August 31, 2011 in Business

Nosbaum returns to Itron as CEO

By The Spokesman-Review
 
Dan Pelle photo

LeRoy Nosbaum is Itron’s CEO again.
(Full-size photo)

LeRoy Nosbaum reclaimed his executive parking spot at Itron Wednesday afternoon.

After a 20-month retirement, Itron’s former CEO was reinstated to that job by the Liberty Lake company’s board of directors.

Nosbaum, 65, guided Itron through significant growth from 2000 to 2009. Itron is the area’s largest publicly traded company in total sales and market capitalization.

Malcolm Unsworth took over for Nosbaum in December 2009, and also held the posts of president and board member. He has retired from all three of those posts, according to a news release. He joined Itron in 2004 after more than 20 years working for competitor Schlumberger.

Nosbaum said he told Itron’s board of directors he was happy being retired, but was willing to return to offset a 33 percent stock erosion that stretches over the last 18 months.

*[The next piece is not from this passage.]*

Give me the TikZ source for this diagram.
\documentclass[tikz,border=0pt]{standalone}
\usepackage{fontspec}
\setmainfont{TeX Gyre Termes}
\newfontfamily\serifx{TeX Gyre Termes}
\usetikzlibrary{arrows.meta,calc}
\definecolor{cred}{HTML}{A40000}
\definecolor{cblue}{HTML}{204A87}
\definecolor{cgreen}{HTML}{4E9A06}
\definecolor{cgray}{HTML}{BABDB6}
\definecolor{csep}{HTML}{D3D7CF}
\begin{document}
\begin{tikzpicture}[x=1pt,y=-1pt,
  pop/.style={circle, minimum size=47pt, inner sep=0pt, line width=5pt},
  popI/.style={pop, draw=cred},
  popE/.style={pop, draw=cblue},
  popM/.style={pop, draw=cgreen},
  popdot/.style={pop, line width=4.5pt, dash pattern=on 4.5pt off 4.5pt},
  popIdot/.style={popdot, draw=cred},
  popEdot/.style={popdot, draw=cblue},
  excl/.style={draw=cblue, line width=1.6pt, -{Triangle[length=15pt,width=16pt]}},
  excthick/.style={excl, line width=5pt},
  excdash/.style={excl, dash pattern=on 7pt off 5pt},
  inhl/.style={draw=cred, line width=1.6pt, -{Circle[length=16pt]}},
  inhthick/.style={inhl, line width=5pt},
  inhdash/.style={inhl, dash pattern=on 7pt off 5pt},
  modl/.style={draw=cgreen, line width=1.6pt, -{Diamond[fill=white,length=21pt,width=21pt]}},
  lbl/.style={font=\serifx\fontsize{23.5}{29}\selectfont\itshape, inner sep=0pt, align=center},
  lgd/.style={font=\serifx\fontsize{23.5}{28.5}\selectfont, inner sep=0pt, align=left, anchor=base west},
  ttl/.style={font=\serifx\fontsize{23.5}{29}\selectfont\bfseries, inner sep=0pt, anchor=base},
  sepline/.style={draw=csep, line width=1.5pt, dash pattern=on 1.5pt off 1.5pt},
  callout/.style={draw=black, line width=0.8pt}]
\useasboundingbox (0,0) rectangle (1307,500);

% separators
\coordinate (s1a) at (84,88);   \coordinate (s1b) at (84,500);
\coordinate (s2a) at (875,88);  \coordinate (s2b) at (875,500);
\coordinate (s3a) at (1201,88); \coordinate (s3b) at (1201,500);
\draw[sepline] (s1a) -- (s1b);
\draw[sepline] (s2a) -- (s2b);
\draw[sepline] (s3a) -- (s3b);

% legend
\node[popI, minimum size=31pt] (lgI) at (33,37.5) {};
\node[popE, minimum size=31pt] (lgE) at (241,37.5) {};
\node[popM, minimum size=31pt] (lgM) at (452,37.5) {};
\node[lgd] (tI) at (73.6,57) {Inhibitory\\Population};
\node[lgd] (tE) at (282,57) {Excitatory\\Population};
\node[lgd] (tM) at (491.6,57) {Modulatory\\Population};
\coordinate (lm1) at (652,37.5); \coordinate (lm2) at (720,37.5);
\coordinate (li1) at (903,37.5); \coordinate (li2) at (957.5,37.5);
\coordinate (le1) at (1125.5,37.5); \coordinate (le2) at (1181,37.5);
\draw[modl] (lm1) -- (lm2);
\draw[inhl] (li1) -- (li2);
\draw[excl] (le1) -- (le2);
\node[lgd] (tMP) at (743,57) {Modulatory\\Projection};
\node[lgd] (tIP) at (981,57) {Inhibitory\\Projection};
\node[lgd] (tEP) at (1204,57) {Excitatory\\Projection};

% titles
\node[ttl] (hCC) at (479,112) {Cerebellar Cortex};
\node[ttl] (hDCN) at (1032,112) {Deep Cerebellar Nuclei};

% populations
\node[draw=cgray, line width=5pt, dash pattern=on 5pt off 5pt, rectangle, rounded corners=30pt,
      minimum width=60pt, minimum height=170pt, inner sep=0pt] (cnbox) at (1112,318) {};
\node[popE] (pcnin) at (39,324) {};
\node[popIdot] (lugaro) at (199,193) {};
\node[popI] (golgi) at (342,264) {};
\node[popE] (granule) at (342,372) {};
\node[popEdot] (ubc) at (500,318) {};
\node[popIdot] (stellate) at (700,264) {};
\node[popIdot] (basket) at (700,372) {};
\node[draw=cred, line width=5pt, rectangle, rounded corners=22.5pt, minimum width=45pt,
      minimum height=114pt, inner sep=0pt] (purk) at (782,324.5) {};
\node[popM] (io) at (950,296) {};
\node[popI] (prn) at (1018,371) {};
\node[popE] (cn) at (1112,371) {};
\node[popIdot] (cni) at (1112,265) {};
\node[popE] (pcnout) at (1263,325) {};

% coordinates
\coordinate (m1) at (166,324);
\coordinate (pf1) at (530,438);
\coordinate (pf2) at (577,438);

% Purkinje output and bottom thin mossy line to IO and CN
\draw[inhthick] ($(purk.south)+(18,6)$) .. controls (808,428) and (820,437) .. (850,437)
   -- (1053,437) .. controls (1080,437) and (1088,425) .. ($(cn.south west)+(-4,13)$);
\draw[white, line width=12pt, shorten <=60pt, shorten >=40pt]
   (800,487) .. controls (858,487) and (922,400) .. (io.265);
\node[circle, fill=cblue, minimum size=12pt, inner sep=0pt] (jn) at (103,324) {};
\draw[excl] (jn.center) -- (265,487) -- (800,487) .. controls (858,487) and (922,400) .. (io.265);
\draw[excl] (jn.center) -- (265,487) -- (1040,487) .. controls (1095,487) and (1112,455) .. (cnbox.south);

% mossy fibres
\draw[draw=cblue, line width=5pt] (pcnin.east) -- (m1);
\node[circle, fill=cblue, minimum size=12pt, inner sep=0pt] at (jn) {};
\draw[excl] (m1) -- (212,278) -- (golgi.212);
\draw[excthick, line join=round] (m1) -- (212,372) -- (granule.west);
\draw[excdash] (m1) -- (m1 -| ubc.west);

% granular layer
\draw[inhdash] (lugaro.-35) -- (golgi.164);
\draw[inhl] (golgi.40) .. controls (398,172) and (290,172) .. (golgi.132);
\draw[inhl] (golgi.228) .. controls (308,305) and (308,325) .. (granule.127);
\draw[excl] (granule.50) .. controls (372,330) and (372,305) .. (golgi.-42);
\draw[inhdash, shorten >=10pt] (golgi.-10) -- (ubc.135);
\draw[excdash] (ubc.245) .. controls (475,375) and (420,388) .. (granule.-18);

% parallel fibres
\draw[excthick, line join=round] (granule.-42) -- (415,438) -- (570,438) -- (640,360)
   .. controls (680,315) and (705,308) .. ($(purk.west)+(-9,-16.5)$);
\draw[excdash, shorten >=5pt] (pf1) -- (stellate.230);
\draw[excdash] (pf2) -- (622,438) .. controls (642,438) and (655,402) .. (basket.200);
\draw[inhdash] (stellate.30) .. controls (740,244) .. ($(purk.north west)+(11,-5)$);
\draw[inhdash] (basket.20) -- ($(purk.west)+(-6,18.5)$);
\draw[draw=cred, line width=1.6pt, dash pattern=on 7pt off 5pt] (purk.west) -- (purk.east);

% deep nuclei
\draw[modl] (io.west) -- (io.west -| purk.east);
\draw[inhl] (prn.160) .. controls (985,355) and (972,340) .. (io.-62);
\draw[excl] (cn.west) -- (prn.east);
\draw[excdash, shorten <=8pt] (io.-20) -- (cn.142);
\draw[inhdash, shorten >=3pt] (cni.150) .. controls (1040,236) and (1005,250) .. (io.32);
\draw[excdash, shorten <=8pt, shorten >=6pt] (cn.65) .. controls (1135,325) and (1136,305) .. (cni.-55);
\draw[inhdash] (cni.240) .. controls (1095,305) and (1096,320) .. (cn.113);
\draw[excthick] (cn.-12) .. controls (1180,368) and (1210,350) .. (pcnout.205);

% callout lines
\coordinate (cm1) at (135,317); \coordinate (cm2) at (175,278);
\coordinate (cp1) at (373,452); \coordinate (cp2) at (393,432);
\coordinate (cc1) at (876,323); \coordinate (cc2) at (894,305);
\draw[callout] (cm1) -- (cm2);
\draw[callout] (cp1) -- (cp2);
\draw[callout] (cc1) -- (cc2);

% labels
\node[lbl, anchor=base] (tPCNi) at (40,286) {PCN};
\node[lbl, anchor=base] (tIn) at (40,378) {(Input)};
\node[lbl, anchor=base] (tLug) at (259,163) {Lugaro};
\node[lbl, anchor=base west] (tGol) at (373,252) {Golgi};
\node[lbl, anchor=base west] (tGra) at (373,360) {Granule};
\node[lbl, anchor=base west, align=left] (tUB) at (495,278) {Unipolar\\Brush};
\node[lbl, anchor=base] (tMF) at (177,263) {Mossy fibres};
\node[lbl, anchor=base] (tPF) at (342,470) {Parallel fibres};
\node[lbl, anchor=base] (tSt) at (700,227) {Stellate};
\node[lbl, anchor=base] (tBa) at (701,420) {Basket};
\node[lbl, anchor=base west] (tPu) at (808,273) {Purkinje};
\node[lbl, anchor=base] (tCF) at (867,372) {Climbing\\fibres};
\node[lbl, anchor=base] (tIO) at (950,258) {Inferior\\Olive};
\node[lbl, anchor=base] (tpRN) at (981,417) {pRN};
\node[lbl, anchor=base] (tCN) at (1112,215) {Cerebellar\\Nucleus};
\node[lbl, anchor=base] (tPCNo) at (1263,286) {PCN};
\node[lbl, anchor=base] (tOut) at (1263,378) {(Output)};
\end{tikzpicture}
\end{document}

Initially spun from Spokane power utility Avista Corp. in 1977, Itron has become the leading hardware maker and service provider for the electric, gas and water utility industry. Its 2010 sales were $2.3 billion.

Two analysts said the appointment was well-timed and a necessary move.

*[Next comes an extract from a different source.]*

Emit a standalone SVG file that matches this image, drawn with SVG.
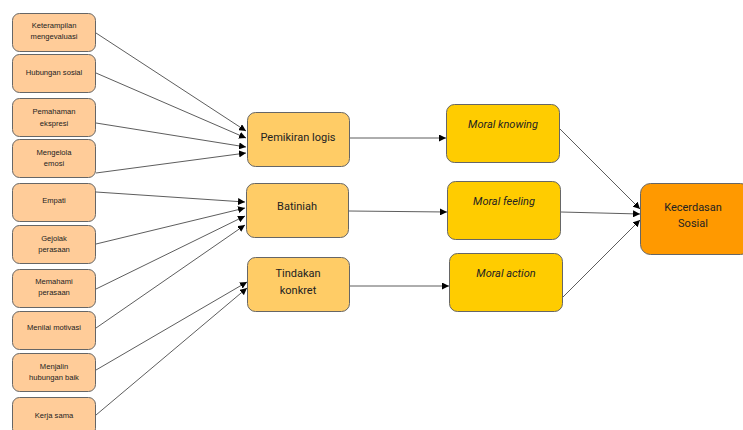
<svg xmlns="http://www.w3.org/2000/svg" width="743" height="430" viewBox="0 0 743 430">
<defs>
<marker id="ah" viewBox="0 0 10 10" refX="10" refY="5" markerWidth="7" markerHeight="7" markerUnits="userSpaceOnUse" orient="auto">
<path d="M0,0 L10,5 L0,10 z" fill="#000"/>
</marker>
</defs>
<style>
.l rect{fill:#FFCC99;stroke:#666;stroke-width:1}
.l text{font-family:"Liberation Sans",Arial,sans-serif;font-size:7.6px;fill:#222;text-anchor:middle}
.m rect{fill:#FFCC66;stroke:#666;stroke-width:1}
.k rect{fill:#FFCC00;stroke:#666;stroke-width:1}
.s rect{fill:#FF9900;stroke:#666;stroke-width:1}
.m text,.s text{font-family:Roboto,"Liberation Sans",sans-serif;font-size:11px;fill:#222;text-anchor:middle}
.k text{font-family:Roboto,"Liberation Sans",sans-serif;font-size:11px;font-style:italic;fill:#222;text-anchor:middle}
#connectors line{stroke:#333;stroke-width:0.8;marker-end:url(#ah)}
</style>
<rect width="743" height="430" fill="#fff"/>
<g id="connectors">
<line x1="96" y1="33" x2="246" y2="131"/>
<line x1="96" y1="73" x2="246" y2="138"/>
<line x1="96" y1="123" x2="246" y2="147"/>
<line x1="96" y1="173" x2="246" y2="153"/>
<line x1="96" y1="192" x2="245" y2="202"/>
<line x1="96" y1="244" x2="245" y2="208"/>
<line x1="96" y1="289" x2="245" y2="216"/>
<line x1="96" y1="328" x2="245" y2="225"/>
<line x1="96" y1="370" x2="247" y2="282"/>
<line x1="96" y1="415" x2="247" y2="288"/>
<line x1="350" y1="138" x2="446" y2="138"/>
<line x1="349" y1="211" x2="447" y2="212"/>
<line x1="350" y1="286" x2="449" y2="286"/>
<line x1="559" y1="128" x2="640" y2="209"/>
<line x1="561" y1="212" x2="640" y2="214"/>
<line x1="563" y1="297" x2="640" y2="220"/>
</g>
<g id="n1" class="l"><rect x="12.5" y="13.5" width="83" height="38" rx="7"/><text x="54" y="28">Keterampilan</text><text x="54" y="39">mengevaluasi</text></g>
<g id="n2" class="l"><rect x="12.5" y="54.5" width="83" height="38" rx="7"/><text x="54" y="75">Hubungan sosial</text></g>
<g id="n3" class="l"><rect x="12.5" y="98.5" width="83" height="38" rx="7"/><text x="54" y="114">Pemahaman</text><text x="54" y="126">ekspresi</text></g>
<g id="n4" class="l"><rect x="12.5" y="139.5" width="83" height="38" rx="7"/><text x="54" y="155">Mengelola</text><text x="54" y="166">emosi</text></g>
<g id="n5" class="l"><rect x="12.5" y="183.5" width="83" height="38" rx="7"/><text x="54" y="203">Empati</text></g>
<g id="n6" class="l"><rect x="12.5" y="225.5" width="83" height="38" rx="7"/><text x="54" y="241">Gejolak</text><text x="54" y="252">perasaan</text></g>
<g id="n7" class="l"><rect x="12.5" y="269.5" width="83" height="38" rx="7"/><text x="54" y="284">Memahami</text><text x="54" y="295">perasaan</text></g>
<g id="n8" class="l"><rect x="12.5" y="311.5" width="83" height="38" rx="7"/><text x="54" y="330">Menilai motivasi</text></g>
<g id="n9" class="l"><rect x="12.5" y="353.5" width="83" height="38" rx="7"/><text x="54" y="369">Menjalin</text><text x="54" y="380">hubungan baik</text></g>
<g id="n10" class="l"><rect x="12.5" y="397.5" width="83" height="38" rx="7"/><text x="54" y="418">Kerja sama</text></g>
<g id="m1" class="m"><rect x="247.5" y="112.5" width="102" height="54" rx="8"/><text x="298" y="141">Pemikiran logis</text></g>
<g id="m2" class="m"><rect x="246.5" y="183.5" width="102" height="54" rx="8"/><text x="297" y="210">Batiniah</text></g>
<g id="m3" class="m"><rect x="247.5" y="257.5" width="102" height="54" rx="8"/><text x="298" y="277">Tindakan</text><text x="298" y="294">konkret</text></g>
<g id="k1" class="k"><rect x="446.5" y="104.5" width="113" height="58" rx="8"/><text x="503" y="128">Moral knowing</text></g>
<g id="k2" class="k"><rect x="447.5" y="181.5" width="113" height="58" rx="8"/><text x="504" y="205">Moral feeling</text></g>
<g id="k3" class="k"><rect x="449.5" y="253.5" width="113" height="58" rx="8"/><text x="506" y="277">Moral action</text></g>
<g id="s1" class="s"><rect x="640.5" y="183.5" width="110" height="71" rx="10"/><text x="693" y="211">Kecerdasan</text><text x="693" y="227">Sosial</text></g>
</svg>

“Itron’s stock has been extremely weak lately,” said Ryan Connors, an analyst with Janney Montgomery Scott LLC. But its stock price doesn’t fully reflect Itron’s market value, he said.

“While we believe Mr. Unsworth did a solid job in the CEO position, it’s not surprising the board decided it was time for a change given the languishing stock price,” Connors said.

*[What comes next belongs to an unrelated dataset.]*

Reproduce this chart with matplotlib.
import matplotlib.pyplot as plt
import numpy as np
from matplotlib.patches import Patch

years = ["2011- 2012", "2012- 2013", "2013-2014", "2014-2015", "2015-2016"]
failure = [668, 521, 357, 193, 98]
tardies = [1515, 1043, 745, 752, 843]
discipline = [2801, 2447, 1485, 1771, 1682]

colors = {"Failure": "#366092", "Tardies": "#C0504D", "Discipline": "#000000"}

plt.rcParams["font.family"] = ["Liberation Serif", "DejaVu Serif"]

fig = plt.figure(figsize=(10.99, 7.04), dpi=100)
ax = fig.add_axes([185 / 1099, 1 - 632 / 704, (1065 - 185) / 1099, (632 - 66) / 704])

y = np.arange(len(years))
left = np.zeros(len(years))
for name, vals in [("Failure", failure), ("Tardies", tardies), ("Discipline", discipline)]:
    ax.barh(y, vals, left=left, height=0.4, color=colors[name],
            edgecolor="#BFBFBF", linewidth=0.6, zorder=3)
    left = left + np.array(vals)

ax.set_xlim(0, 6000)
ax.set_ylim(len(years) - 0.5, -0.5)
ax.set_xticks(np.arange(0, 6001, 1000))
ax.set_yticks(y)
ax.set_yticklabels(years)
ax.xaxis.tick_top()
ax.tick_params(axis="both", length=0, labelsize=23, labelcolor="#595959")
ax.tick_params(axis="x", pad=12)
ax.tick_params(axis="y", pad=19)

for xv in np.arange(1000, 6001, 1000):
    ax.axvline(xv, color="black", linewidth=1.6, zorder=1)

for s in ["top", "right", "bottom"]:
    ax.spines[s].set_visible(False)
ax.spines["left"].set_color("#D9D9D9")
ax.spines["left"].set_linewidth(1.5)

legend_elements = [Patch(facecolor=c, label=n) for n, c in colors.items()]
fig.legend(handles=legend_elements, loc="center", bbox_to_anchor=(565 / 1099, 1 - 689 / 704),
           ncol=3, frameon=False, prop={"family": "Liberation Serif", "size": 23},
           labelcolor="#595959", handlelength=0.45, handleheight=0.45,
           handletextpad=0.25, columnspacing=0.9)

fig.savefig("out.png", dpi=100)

Michael Horwitz, managing director with Robert W. Baird, based in Milwaukee, said the board move was timely and savvy in going back to the man who helped Itron grow to the size it is.

“LeRoy was the guy who won some very large deals for Itron in his time there,” Horwitz said. “LeRoy must be feeling pretty confident in his ability to get things changed,” he added.

Horwitz said he suspects Itron will have to make some operating adjustments over the next 90 days before the investor community looks closely at the company’s stock.

Nosbaum said he’s watched the company’s stock slide since 2010 and concluded the problem has been a struggle to explain its long-term strategy to investors and customers.

“Today we’re financially strong as a company. We’re doing very well in the business we’re in. Now we have to plan for the next future of Itron, and to continue to grow and to be successful around the world,” he said.

Nosbaum did not set a specific timeline for his second round as CEO.

He said he had two goals: “First, to develop a clear action plan and a long-term strategy, and make sure internally that we’re all on that road and moving in that direction.”

The second, he added, is to find a successor “who is comfortable in the view of our investors, our customers and our employees.”